Data lakes are centralized storage and data repositories that allow you to work with a variety of different types of data.

A recent Aberdeen survey found that a well-conceived data lake lays the groundwork for an elevated level of analytical activity. For leading companies, those analytical activities also translate to substantial ROI (return on investment) in the form of business growth and higher profits. This means being able to process vast amounts of data from business-critical sources like logs, data from clicks and click-streams, social media, and even IoT data that’s funneled into the data lake. A data lake acts as a powerful tool to facilitate business growth, identify new market opportunities, and even help make better market and business decisions.

Data Lakes and Cloud Architecture

Data lakes also offer up some really advanced use-cases when it comes to working with data. That is, working with machine learning, predictive analytics, data discovery, and much more. When it comes to integrating with other services and solutions, it’s important to understand where data lakes actually fit in. Consider the following chart:

(Source: Google Cloud)

Using Google as an example, you can see how data lakes act as a centralized point to store, process, and analyze massive volumes of structured and unstructured data. As part of the cloud infrastructure, this data is processed in a secure, cost-efficient, and agile manner. Within the cloud storage architecture, you’d integrate other key services which will help facilitate data processing. For example, predictive services using machine learning, data warehousing with BigQuery, or data mining with Datalab.

Because of its flexibility, data lakes offer organizations the flexibility to capture every aspect of your business operations in data form. As the chart above indicates, once this data is captured, you’ll be able to leverage a variety of great services to actually extract insights from it.

Getting Started and Overcoming Challenges

If a data lake is something that’s on your horizon, it’s important to take a few notes on how to get started and become successful. So, here are a few tips and best practices:

• Data ingestions. Your data has to come from somewhere. This could be a sensor, user data, information from various e-commerce sites, user activity aggregation, and much more. Now, the next step is to get it into your data lake. You’ll need to consider the source hardware, connectivity, and another key points that might slow down the ingestion process. For example, depending on your use-case, you might need to deploy SSDs instead of HDDs for faster and better performance.
• Network connectivity into the data lake. This can be a major bottleneck if not designed properly.

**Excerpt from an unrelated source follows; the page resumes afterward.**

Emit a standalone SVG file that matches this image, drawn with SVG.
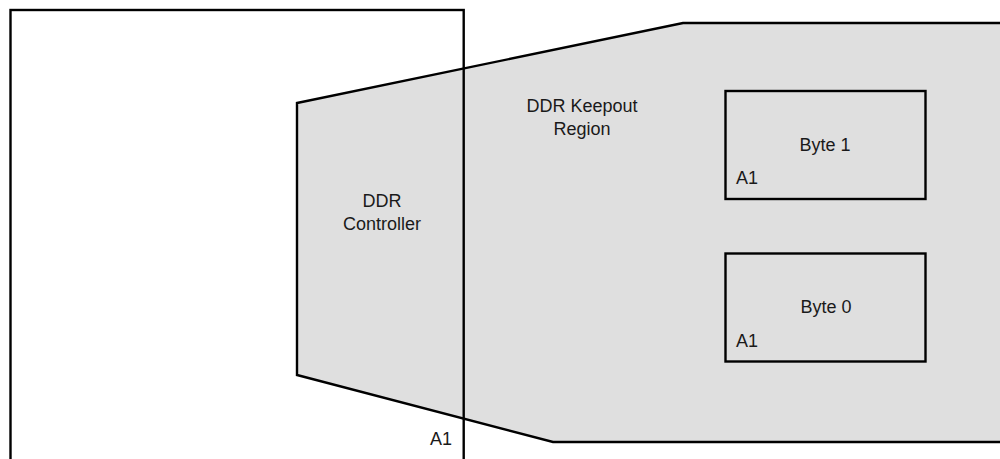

If you’re storing data outside of a major cloud provider, consider using one of the many powerful methods of connectivity into the cloud. For example, data center partners can leverage a dedicated link with Azure ExpressRoute to improve connectivity. Remember, you do have options as to where your data lake sits. It can be on premise, within a colocation, or within an actual cloud provider. Arguably, when you’re processing this much information, it’s not a bad idea to simply store the data as close to where the jobs will be processes; that is, within the cloud itself.
• Structuring data. First of all, this isn’t entirely a requirement. However, the size of the file, how many files you have, the structure of your folders, and number of different data points can all have impact in performance. So, in some cases, you might need to structure some data points first, before storing it in a data lake.
• Optimizing I/O. When placing data in to a data lake, the expectation is to actually do something with it. So, let’s say you’re running a job on Hadoop. This job may be CPU, memory, or even I/O intensive. For example, running a machine learning engine could actually take up quite a few CPU cycles. Real-time analytic, on the other hand, could be super memory intensive. Finally, transforming or prepping data for analytics might be I/O intensive. Take this into consideration when designing your own use-case. Finally, when leveraging a large cloud provider, it might make sense to place you data lake in the same cluster where you’re performing your jobs.

Data lakes, even though they’re newer solutions, are quickly becoming key parts of a growing business that’s trying to understand their various data sets. Plus, these data sets within a data lake can get pretty big. To give you an idea, pay-as-you-go pricing for Azure Data Lake Storage will run you $0.039 per GB for the first 100TB. For 1,000TB – 5,000TB, it’ll cost you $0.037 per GB. And yes, they do have options for 5,000TB and up configurations. The bottom line is that these lakes can become oceans pretty quickly. To that same extent, this data isn’t benign. Rather, its valuable and where performance is definitely critical, so is durability. GCP and their data lake within the Cloud Storage platform is designed for 99.999999999% annual durability.

So, if you’re looking to get started with a data lake, you’ll need to examine four issues:

• The specific data types and sources you’ll be using.
• How much data you’ll need and/or create.
• When you’ll need this data (remember, you are charged based on read/write operations as well as other factors).
• The types of data analytics, mining, or exploration that you’ll be doing.

After that, it might get a bit complicated. But, don’t let that dissuade you from using a really powerful tool. Working with cloud partners and data science experts can really help you gain the most out of your data sources. That same Aberdeen survey I mentioned earlier found that organizations who deployed a data lake actually outperformed similar companies by 9% in organic revenue growth. So, using data intelligently can really give you a competitive edge. Just like anything else, a data lake is a tool to help you better grasp the vast amount of information that we’re creating every day. Remember to apply best practices, ask the right questions – and don’t be afraid to jump in.